Back Rounding

How to lift atlas stone without rounding your back? Why do these strongmen lift them with improper form?

They trained their back for it you can't lift atlas stones without rounding.

upper back rounding don't mater

You can't.

Roundback is proper form for stone lifting (and most odd object lifts). The knack is in bracing yourself against it properly and locking in your position to reduce the back stress.

But my powerlifting friends keep telling me these strongmen are going to snap their backs.

I sincerely doubt your friends are good powerlifters if they're that surprised about back rounding. Even a ton of powerlifters pull with a rounded back.

Your lardass friends seems to forget that strongmen do a shitton of conditioning work too.

Daily reminder that if they've never competed in a meet then they aren't powerlifters.

>without rounding your back
not possible

>conditioning work makes your spine less likely to experience pressure during flexion
Huh?

Then why is upper back rounding in conventional dl will get you to infinite elgintensity but not these?
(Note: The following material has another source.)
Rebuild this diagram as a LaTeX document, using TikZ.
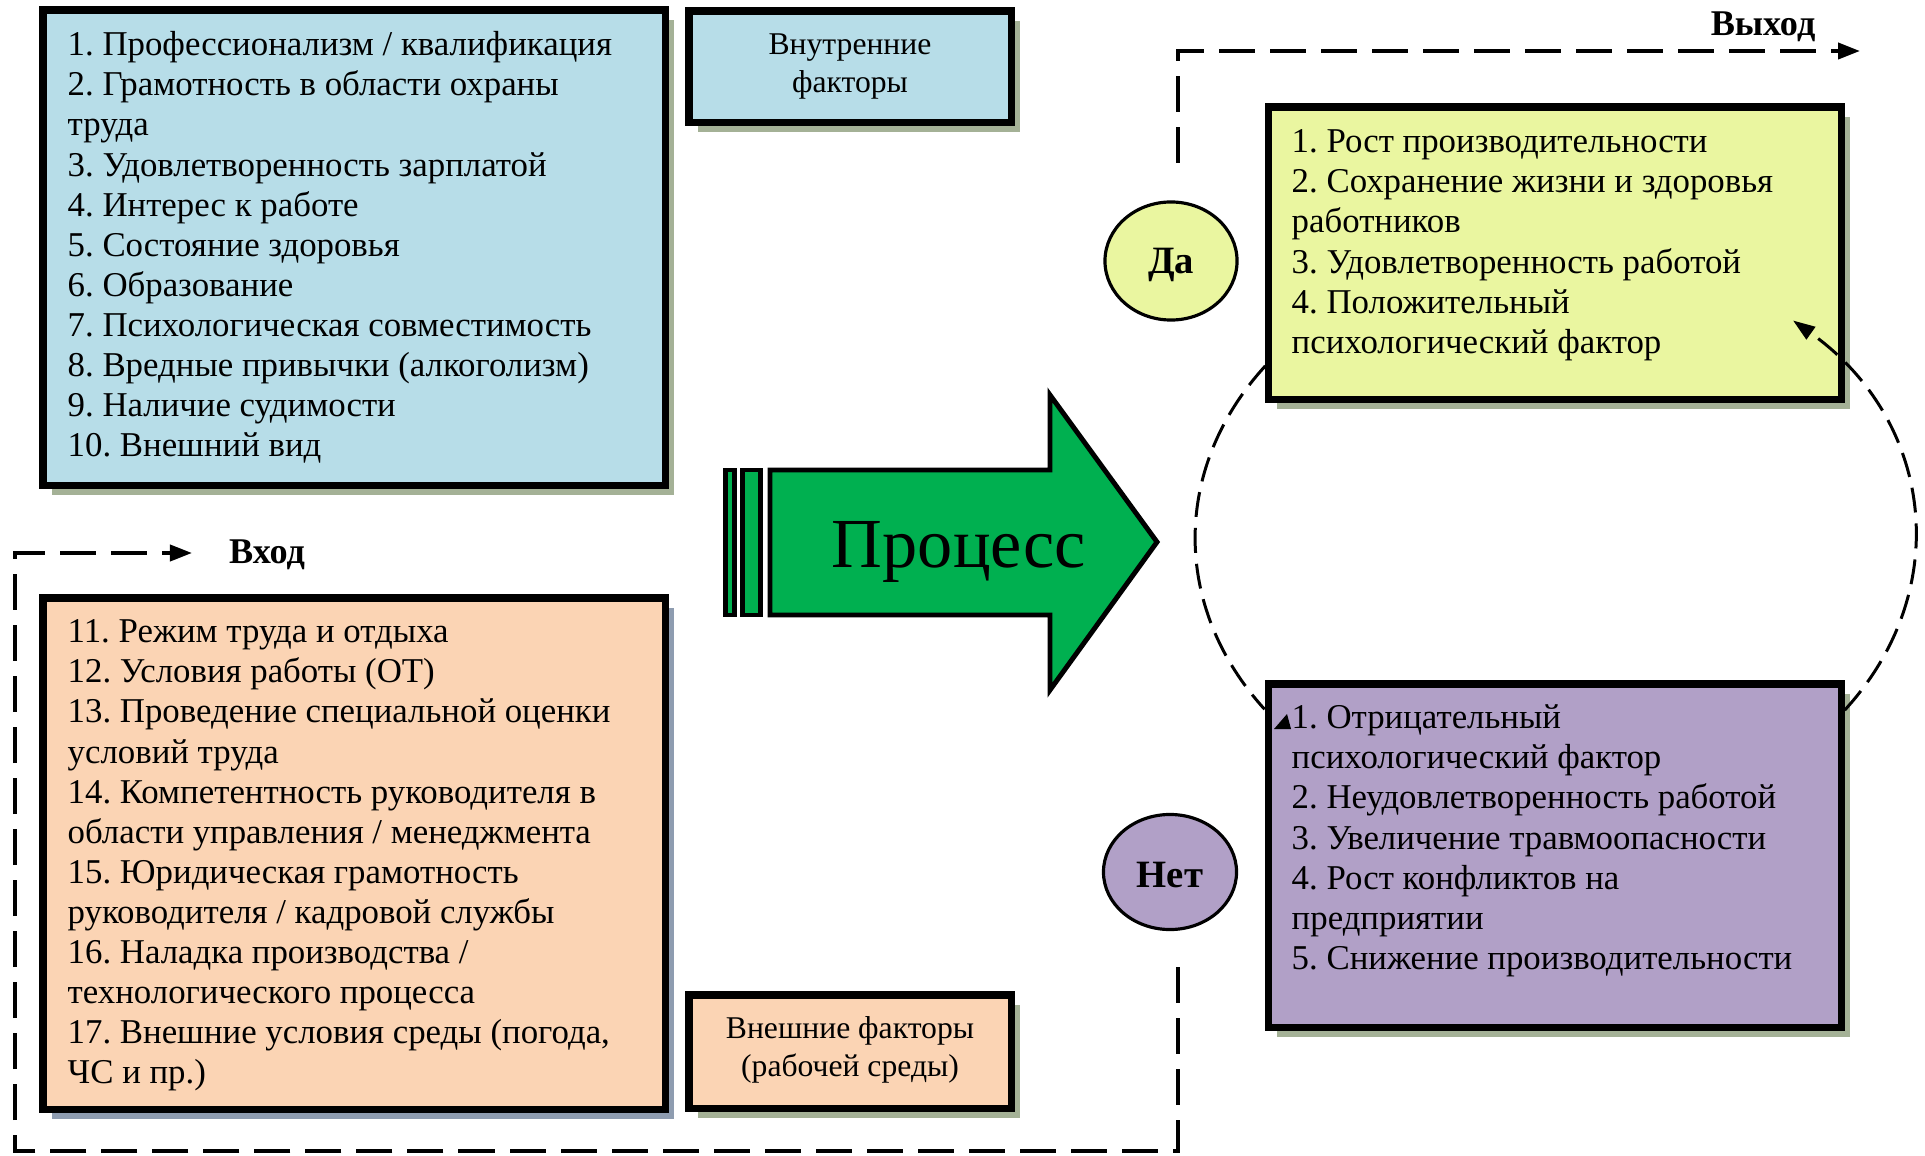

No, they will less likely to snap their shit up.

Its because they are strongmen, so they wont snap their backs. If they are powerlifters, they will snap their backs because they are not strongmen.

It won't. Roundback lifting has risks but it's not anything like a guaranteed injury. A rounded upper back can tweak your rhomboids or lats but that's about the worst it can do. The big risks don't really appear until you start doing some stupid unbraced catback shit.

The reason is that elgin is an idiot who mocks any movement he doesn't understand and his fanbase is somehow even less knowledgeable.

Kek. Sounds like you were once in gym fails before

Global flexion is a natural movement and is ok if you brace properly. You cant maintain a neutral spine in every situation in life that involves lifting something, even though it is the superior method for lifting or moving weight. Plus iirc they dont train that atlas stone lifting at high reps

I hope this is bait

Probably to do with the way he seems to be bracing his spine with connection to the atlas stone. Never done it myself, but I'd imagine a strongman would use his arms mostly for pulling it in and then pivot back at the hip or knee, reseat his grip by resting it on his quad and essentially squat it high enough for the platform.

Contrast this with how improper form would fuck you on a deadlift: pulling straight up with a non-rigid lever using only a few individually weak muscles doing the job of both lever and fulcrum.

A proper deadlift described with physics would be pulling down with your hamstrings at the end of a rigid lever (retro-arched back) with a rigid fulcrum (your legs/hip).

So in this scenario the stone+torso is a rigid lever (one solid object, really), and the knee or hip is the fulcrum.

Strongmen often do. You won't see it at WSM or similar because they prefer the traditional set of stones to platforms but stone over bar for reps is a very common competition thing. Also high rep stone loading (or even stone shouldering) is a motherfucker of a conditioning exercise.

You actually want to avoid trying to use your arms too much to pull it in with the atlas stones (with larger stones its almost a zercher deadlift sort of movement while bearhugging the shit out of it to get the stone up into your lap, then you drop down and it becomes more of a front squat sort of movement. You can't get by purely on hip hinge because you're almost always loading to a platform or over a bar around chest height. Smaller stones you have to sort of row because you can't get down far enough to start with it braced against your chest). The real injury risk isn't so much the back as popping a bicep trying to row in a 300lb+ stone.

Rounding your back is much less of an issue than going from neutral -> rounded aka flexion under load or while lifting the object. Strongmen start from a rounded position and move the object through the ROM without any flexion in their spine. Neutral spine is still safer overall but if your spine suffers flexion under load due to leverages or mobility than neutral isn't safer.